> _What is expected_
Beginning with the line that contains "Reproduce this chart with Apache ECharts.", retype the entries below exactly, ending with the line that contains "const seriesNames = ['2','3','4','5','6','7','8','9'];". Leave out any pictures.

___ Given information

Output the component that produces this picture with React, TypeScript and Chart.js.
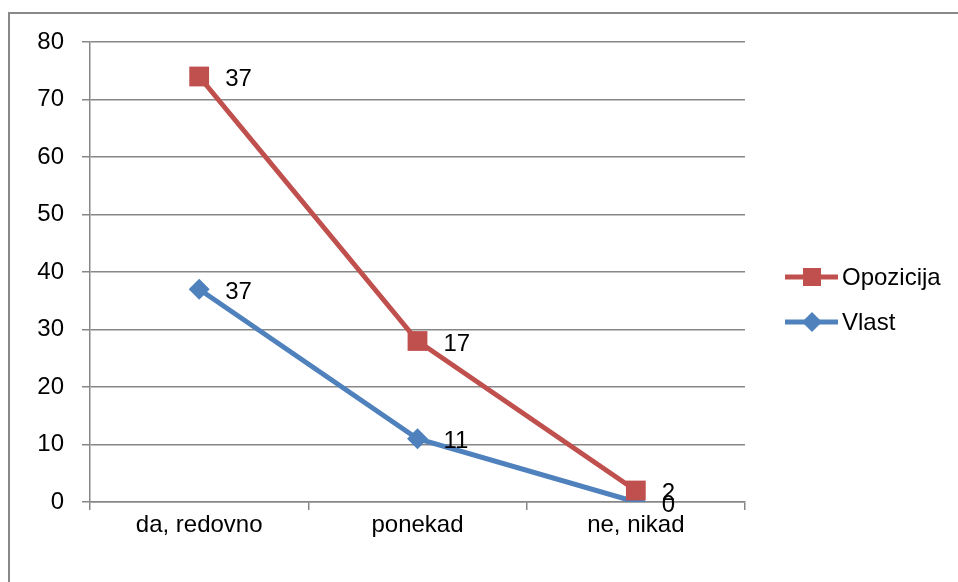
import React, { useEffect, useRef } from "react";
import { Chart, registerables } from "chart.js";

Chart.register(...registerables);

const categories = ["da, redovno", "ponekad", "ne, nikad"];
const vlast = [37, 11, 0];
const opozicija = [37, 17, 2];
const yTicks = [0, 10, 20, 30, 40, 50, 60, 70, 80];

const RED = "#C0504D";
const BLUE = "#4F81BD";
const GRID = "#878787";
const FONT = "'Liberation Sans', Arial, sans-serif";
const FS = 24;

export default function App() {
  const ref = useRef<HTMLCanvasElement | null>(null);

  useEffect(() => {
    if (!ref.current) return;
    const opozicijaStacked = opozicija.map((v, i) => v + vlast[i]);

    const labelPlugin = {
      id: "labelsLegend",
      afterDatasetsDraw(chart: any) {
        const ctx = chart.ctx;
        ctx.save();
        ctx.font = `${FS}px ${FONT}`;
        ctx.fillStyle = "#000";
        ctx.textBaseline = "middle";
        ctx.textAlign = "left";
        const raws = [opozicija, vlast];
        chart.data.datasets.forEach((ds: any, di: number) => {
          const meta = chart.getDatasetMeta(di);
          meta.data.forEach((pt: any, i: number) => {
            ctx.fillText(String(raws[di][i]), pt.x + 26, pt.y + 3);
          });
        });
        const items = [
          { label: chart.data.datasets[0].label, color: RED, shape: "square", y: 277 },
          { label: chart.data.datasets[1].label, color: BLUE, shape: "diamond", y: 322 },
        ];
        items.forEach((it) => {
          ctx.strokeStyle = it.color;
          ctx.lineWidth = 5;
          ctx.beginPath();
          ctx.moveTo(785, it.y);
          ctx.lineTo(838, it.y);
          ctx.stroke();
          ctx.fillStyle = it.color;
          const cx = 812;
          if (it.shape === "square") {
            ctx.fillRect(cx - 9, it.y - 9, 18, 18);
          } else {
            ctx.beginPath();
            ctx.moveTo(cx, it.y - 10);
            ctx.lineTo(cx + 10, it.y);
            ctx.lineTo(cx, it.y + 10);
            ctx.lineTo(cx - 10, it.y);
            ctx.closePath();
            ctx.fill();
          }
          ctx.fillStyle = "#000";
          ctx.fillText(it.label, 842, it.y + 1);
        });
        ctx.restore();
      },
    };

    const chart = new Chart(ref.current, {
      type: "line",
      data: {
        labels: categories,
        datasets: [
          {
            label: "Opozicija",
            data: opozicijaStacked,
            borderColor: RED,
            backgroundColor: RED,
            borderWidth: 5,
            pointStyle: "rect",
            pointRadius: 14,
            pointBorderWidth: 0,
            pointBackgroundColor: RED,
            tension: 0,
          },
          {
            label: "Vlast",
            data: vlast,
            borderColor: BLUE,
            backgroundColor: BLUE,
            borderWidth: 5,
            pointStyle: "rectRot",
            pointRadius: 10.5,
            pointBorderWidth: 0,
            pointBackgroundColor: BLUE,
            tension: 0,
          },
        ],
      },
      options: {
        responsive: false,
        animation: false,
        layout: { padding: { left: 0, right: 213, top: 42, bottom: 0 } },
        plugins: { legend: { display: false }, tooltip: { enabled: false } },
        scales: {
          x: {
            offset: true,
            grid: {
              offset: true,
              drawOnChartArea: false,
              drawTicks: true,
              tickLength: 8,
              color: GRID,
              lineWidth: 1.5,
            },
            border: { color: GRID, width: 1.5 },
            ticks: { font: { family: FONT, size: FS }, color: "#000", padding: 1 },
            afterFit: (s: any) => {
              s.height = 80;
            },
          },
          y: {
            min: 0,
            max: 80,
            afterBuildTicks: (s: any) => {
              s.ticks = yTicks.map((v) => ({ value: v }));
            },
            grid: { color: GRID, lineWidth: 1.5, tickLength: 8 },
            border: { color: GRID, width: 1.5 },
            ticks: { font: { family: FONT, size: FS }, color: "#000", padding: 18 },
            afterFit: (s: any) => {
              s.width = 90;
            },
          },
        },
      },
      plugins: [labelPlugin],
    });
    return () => chart.destroy();
  }, []);

  return (
    <div style={{ position: "fixed", left: 0, top: 0, width: 958, height: 582, background: "#fff", overflow: "hidden" }}>
      <canvas ref={ref} width={958} height={582} style={{ position: "absolute", left: 0, top: 0 }} />
      <div
        style={{
          position: "absolute",
          left: 8,
          top: 12,
          width: 1000,
          height: 700,
          borderTop: "2px solid #898989",
          borderLeft: "2px solid #898989",
          pointerEvents: "none",
        }}
      />
    </div>
  );
}
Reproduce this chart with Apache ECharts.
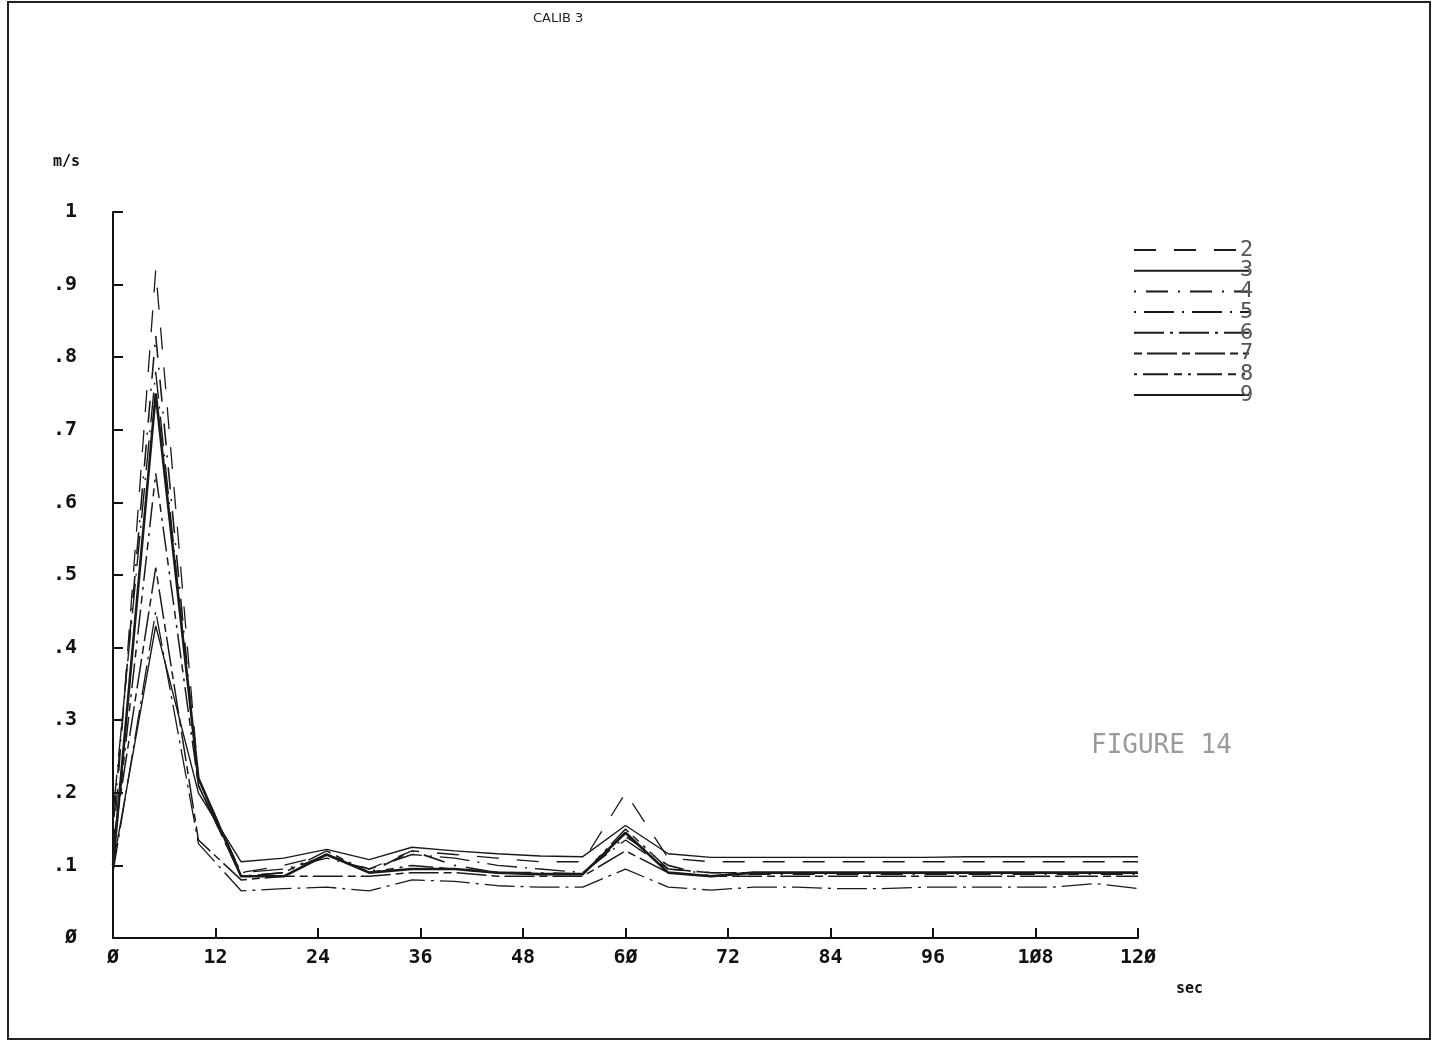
<!DOCTYPE html>
<html>
<head>
<meta charset="utf-8">
<script src="https://cdn.jsdelivr.net/npm/echarts@6/dist/echarts.min.js"></script>
<style>
html,body{margin:0;padding:0;background:#fff;}
#chart{width:1434px;height:1043px;}
</style>
</head>
<body>
<div id="chart"></div>
<script>
// sample times (sec)
const times = [0,5,10,15,20,25,30,35,40,45,50,55,60,65,70,75,80,85,90,95,100,105,110,115,120];
const xTicks = [0,12,24,36,48,60,72,84,96,108,120];
const yTicks = [0,0.1,0.2,0.3,0.4,0.5,0.6,0.7,0.8,0.9,1];
const seriesNames = ['2','3','4','5','6','7','8','9'];

const s2 = [0.12,0.92,0.22,0.09,0.10,0.115,0.095,0.12,0.115,0.11,0.105,0.105,0.20,0.11,0.105,0.105,0.105,0.105,0.105,0.105,0.105,0.105,0.105,0.105,0.105];
const s3 = [0.10,0.43,0.20,0.105,0.11,0.122,0.108,0.125,0.12,0.116,0.113,0.112,0.155,0.116,0.111,0.111,0.111,0.111,0.111,0.111,0.112,0.112,0.112,0.112,0.112];
const s4 = [0.15,0.83,0.21,0.085,0.09,0.115,0.09,0.12,0.10,0.09,0.09,0.088,0.14,0.10,0.085,0.088,0.088,0.088,0.088,0.088,0.088,0.088,0.088,0.088,0.088];
const s5 = [0.17,0.78,0.21,0.09,0.095,0.11,0.095,0.115,0.11,0.10,0.095,0.09,0.135,0.095,0.09,0.09,0.09,0.09,0.09,0.09,0.09,0.09,0.09,0.09,0.09];
const s6 = [0.09,0.45,0.13,0.065,0.068,0.07,0.065,0.08,0.078,0.072,0.07,0.07,0.095,0.07,0.066,0.07,0.07,0.068,0.068,0.07,0.07,0.07,0.07,0.075,0.068];
const s7 = [0.13,0.51,0.135,0.08,0.085,0.085,0.085,0.09,0.09,0.085,0.085,0.085,0.12,0.09,0.085,0.085,0.085,0.085,0.085,0.085,0.085,0.085,0.085,0.085,0.085];
const s8 = [0.11,0.64,0.21,0.085,0.09,0.12,0.09,0.10,0.095,0.09,0.088,0.088,0.15,0.095,0.09,0.09,0.09,0.09,0.09,0.09,0.09,0.09,0.09,0.09,0.09];
const s9 = [0.10,0.75,0.22,0.085,0.085,0.115,0.09,0.095,0.095,0.09,0.088,0.088,0.145,0.09,0.085,0.09,0.09,0.09,0.09,0.09,0.09,0.09,0.09,0.09,0.09];
const allValues = [s2,s3,s4,s5,s6,s7,s8,s9];

const styles = [
  {type:[22,18], width:1.3},
  {type:'solid', width:1.4},
  {type:[2,10,22,10], width:1.6},
  {type:[2,8,30,8], width:1.4},
  {type:[30,6,3,6], width:1.3},
  {type:[8,5,30,5], width:1.5},
  {type:[3,6,25,6,8,6], width:1.5},
  {type:'solid', width:2.6}
];

const series = seriesNames.map((n,i)=>({
  name:n,
  type:'line',
  symbol:'none',
  data: times.map((t,j)=>[t, allValues[i][j]]),
  lineStyle:{color:'#1a1a1a', width:styles[i].width, type:styles[i].type},
  itemStyle:{color:'#1a1a1a'},
  emphasis:{disabled:true},
  animation:false
}));

const mono = '"DejaVu Sans Mono", monospace';
const chart = echarts.init(document.getElementById('chart'));
chart.setOption({
  backgroundColor:'#fff',
  animation:false,
  title:[
    {text:'CALIB 3', left:528, top:7, textStyle:{fontFamily:'"DejaVu Sans", sans-serif', fontSize:13, fontWeight:'normal', color:'#222'}},
    {text:'FIGURE 14', left:1086, top:728, textStyle:{fontFamily:mono, fontSize:26, fontWeight:'normal', color:'#9a9a9a'}}
  ],
  grid:{left:113, right:296, top:212, bottom:105, containLabel:false},
  legend:{
    orient:'vertical', left:1133, top:239, padding:0,
    itemWidth:115, itemHeight:12, itemGap:-1.3,
    data:seriesNames,
    itemStyle:{opacity:0},
    textStyle:{fontFamily:mono, fontSize:22, color:'#555', padding:[0,0,0,-14]},
    selectedMode:false
  },
  xAxis:{
    type:'value', min:0, max:120, interval:12,
    name:'sec', nameLocation:'end', nameGap:38,
    nameTextStyle:{fontFamily:mono, fontSize:15, fontWeight:'bold', color:'#111', verticalAlign:'top', padding:[44,0,0,0]},
    axisLine:{show:true, lineStyle:{color:'#111', width:2}},
    axisTick:{show:true, inside:true, length:10, lineStyle:{color:'#111', width:2}},
    splitLine:{show:false},
    axisLabel:{margin:10, fontFamily:mono, fontSize:20, fontWeight:'bold', color:'#111',
      formatter:v=>String(v).replace(/0/g,'Ø')}
  },
  yAxis:{
    type:'value', min:0, max:1, interval:0.1,
    name:'m/s', nameLocation:'end', nameGap:42,
    nameTextStyle:{fontFamily:mono, fontSize:15, fontWeight:'bold', color:'#111', align:'right', padding:[0,33,0,0]},
    axisLine:{show:true, lineStyle:{color:'#111', width:2}},
    axisTick:{show:true, inside:true, length:10, lineStyle:{color:'#111', width:2}},
    splitLine:{show:false},
    axisLabel:{margin:36, fontFamily:mono, fontSize:20, fontWeight:'bold', color:'#111',
      formatter:v=>{ const r=Math.round(v*10); if(r===0) return 'Ø'; if(r===10) return '1'; return '.'+r; }}
  },
  graphic:[
    {type:'rect', shape:{x:8, y:2, width:1422, height:1037}, style:{fill:'none', stroke:'#222', lineWidth:2}, silent:true}
  ],
  series:series
});
</script>
</body>
</html>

______

> _Expected output_
Reproduce this chart with Apache ECharts.
<!DOCTYPE html>
<html>
<head>
<meta charset="utf-8">
<script src="https://cdn.jsdelivr.net/npm/echarts@6/dist/echarts.min.js"></script>
<style>
html,body{margin:0;padding:0;background:#fff;}
#chart{width:1434px;height:1043px;}
</style>
</head>
<body>
<div id="chart"></div>
<script>
// sample times (sec)
const times = [0,5,10,15,20,25,30,35,40,45,50,55,60,65,70,75,80,85,90,95,100,105,110,115,120];
const xTicks = [0,12,24,36,48,60,72,84,96,108,120];
const yTicks = [0,0.1,0.2,0.3,0.4,0.5,0.6,0.7,0.8,0.9,1];
const seriesNames = ['2','3','4','5','6','7','8','9'];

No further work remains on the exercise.